Real world elastic sizing

I have been using a single vm with the whole elk stack on one machine, 6 cores and 20Gb of ram and all is well.

I am looking to scale up the amount of data we store however the actual rate of messages will be static, just looking to keep months of data instead of days.

On this basis I believe the bottleneck is not going to be with logstash (Messages per second is not going up) but with elasticsearch.

I can scale vertically and just give the instance more CPU, disk IO/space and memory, (simple changes to do) or I could look at scaling out into multiple VMs - would give some redundancy but also wastes more disk space - probably dont want to do this unless I have to as we have no need for HA, messages can que during reboots or problems. Does anyone have any real world examples of large elastic instances?

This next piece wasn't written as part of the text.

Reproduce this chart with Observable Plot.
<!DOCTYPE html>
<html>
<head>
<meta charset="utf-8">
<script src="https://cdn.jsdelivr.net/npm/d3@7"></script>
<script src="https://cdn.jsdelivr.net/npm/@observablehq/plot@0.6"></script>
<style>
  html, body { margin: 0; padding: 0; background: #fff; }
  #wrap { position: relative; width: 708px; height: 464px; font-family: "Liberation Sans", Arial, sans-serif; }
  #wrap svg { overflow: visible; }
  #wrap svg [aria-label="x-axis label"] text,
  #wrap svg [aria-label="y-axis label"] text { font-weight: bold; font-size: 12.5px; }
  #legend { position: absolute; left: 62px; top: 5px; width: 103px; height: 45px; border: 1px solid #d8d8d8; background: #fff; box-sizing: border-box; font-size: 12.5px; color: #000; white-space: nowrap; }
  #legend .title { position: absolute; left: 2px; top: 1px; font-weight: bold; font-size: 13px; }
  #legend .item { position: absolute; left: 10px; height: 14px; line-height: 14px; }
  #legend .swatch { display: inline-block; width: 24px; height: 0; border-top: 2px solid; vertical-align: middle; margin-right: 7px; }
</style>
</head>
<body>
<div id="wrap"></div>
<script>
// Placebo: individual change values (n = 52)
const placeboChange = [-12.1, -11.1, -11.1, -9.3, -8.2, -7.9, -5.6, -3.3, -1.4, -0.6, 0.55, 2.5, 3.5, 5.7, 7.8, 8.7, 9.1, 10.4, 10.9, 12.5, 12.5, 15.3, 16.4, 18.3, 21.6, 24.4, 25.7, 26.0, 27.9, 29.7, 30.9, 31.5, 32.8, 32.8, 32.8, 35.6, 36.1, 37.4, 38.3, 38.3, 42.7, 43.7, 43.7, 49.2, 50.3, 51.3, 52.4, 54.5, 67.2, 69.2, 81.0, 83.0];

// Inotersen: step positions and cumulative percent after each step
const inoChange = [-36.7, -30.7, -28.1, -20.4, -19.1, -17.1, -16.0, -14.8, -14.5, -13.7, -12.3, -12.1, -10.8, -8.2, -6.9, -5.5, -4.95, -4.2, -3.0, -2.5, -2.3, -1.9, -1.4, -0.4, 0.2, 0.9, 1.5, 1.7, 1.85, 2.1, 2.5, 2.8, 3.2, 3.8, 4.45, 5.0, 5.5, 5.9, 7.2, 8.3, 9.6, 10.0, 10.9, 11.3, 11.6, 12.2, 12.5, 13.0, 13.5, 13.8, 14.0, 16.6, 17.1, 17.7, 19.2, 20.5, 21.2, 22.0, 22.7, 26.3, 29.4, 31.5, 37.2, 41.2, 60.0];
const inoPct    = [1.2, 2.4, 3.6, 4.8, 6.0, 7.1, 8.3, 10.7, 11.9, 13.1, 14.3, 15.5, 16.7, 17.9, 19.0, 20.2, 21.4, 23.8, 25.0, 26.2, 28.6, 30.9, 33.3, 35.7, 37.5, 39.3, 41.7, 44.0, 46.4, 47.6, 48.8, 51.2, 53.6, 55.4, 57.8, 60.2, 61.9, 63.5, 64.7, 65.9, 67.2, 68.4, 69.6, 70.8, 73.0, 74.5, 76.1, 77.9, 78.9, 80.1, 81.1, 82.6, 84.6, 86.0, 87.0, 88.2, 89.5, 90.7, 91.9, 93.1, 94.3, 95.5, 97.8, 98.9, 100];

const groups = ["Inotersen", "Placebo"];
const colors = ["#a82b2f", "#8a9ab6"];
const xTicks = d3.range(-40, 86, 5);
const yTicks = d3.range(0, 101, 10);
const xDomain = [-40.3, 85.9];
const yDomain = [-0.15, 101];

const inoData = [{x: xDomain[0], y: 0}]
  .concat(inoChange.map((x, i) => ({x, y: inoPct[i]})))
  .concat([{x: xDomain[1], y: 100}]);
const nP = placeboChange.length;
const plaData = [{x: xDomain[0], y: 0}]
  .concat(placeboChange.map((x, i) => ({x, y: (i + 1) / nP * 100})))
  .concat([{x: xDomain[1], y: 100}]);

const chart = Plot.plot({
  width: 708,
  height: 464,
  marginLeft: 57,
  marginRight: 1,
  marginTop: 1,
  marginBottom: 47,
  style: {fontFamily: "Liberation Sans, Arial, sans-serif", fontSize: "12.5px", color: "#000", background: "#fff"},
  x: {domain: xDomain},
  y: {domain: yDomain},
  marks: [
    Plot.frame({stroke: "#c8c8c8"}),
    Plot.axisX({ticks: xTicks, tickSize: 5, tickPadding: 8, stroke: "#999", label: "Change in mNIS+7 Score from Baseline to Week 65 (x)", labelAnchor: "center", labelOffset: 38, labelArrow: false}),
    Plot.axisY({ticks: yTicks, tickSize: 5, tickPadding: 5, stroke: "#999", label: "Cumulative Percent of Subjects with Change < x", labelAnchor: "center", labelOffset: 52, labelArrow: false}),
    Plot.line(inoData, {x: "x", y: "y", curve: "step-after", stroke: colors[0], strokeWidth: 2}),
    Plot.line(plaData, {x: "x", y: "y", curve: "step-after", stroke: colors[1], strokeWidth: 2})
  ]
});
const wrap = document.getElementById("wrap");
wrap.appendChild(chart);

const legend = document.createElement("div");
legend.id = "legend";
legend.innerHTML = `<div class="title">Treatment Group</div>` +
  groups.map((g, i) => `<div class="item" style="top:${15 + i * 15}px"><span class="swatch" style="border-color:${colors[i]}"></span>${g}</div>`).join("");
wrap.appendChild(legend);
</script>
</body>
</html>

How big is too big?

Horizontal scaling isn't just for improving availability. Shards will be distributed evenly among the cluster's data nodes regardless of whether you have replicas.

By the nature of Elasticsearch, it's recommended to scale horizontally. Especially if you want to leverage the replication feature. As previously stated, in most (almost all) cases multiple nodes are the way to go for a production deployment.

Sure, the issue I have is that any additional VMs will almost certainly be sharing the same hardware and physical disks. Is it still going to be best to scale that way? How horizontal or vertical should I go?

e.g. Lets imagine I have 80GB of ram, 24 cores and 10TB of disk to play with.

So I could go Huge:

1 VM with 24 cores, 80GB of ram and 10TB of disk

Big:

3 VMs with 8 cores, 25Gb of ram and 3.3TB of disk.

Medium:

10 Vms with 2 cores each, 8Gb of ram and 1TB of disk

or Micro:

20 Vms with 1 core each, 4GB of ram and 500Gb disk

Again, they will likely be sharing the same hardware.

If all nodes would end up on the same hardware anyway, it probably makes sense to use as few nodes as possible. If the hardware also needs to host Logstash, a single Elasticsearch node with around 64GB of RAM and 30GB heap may be the way to go.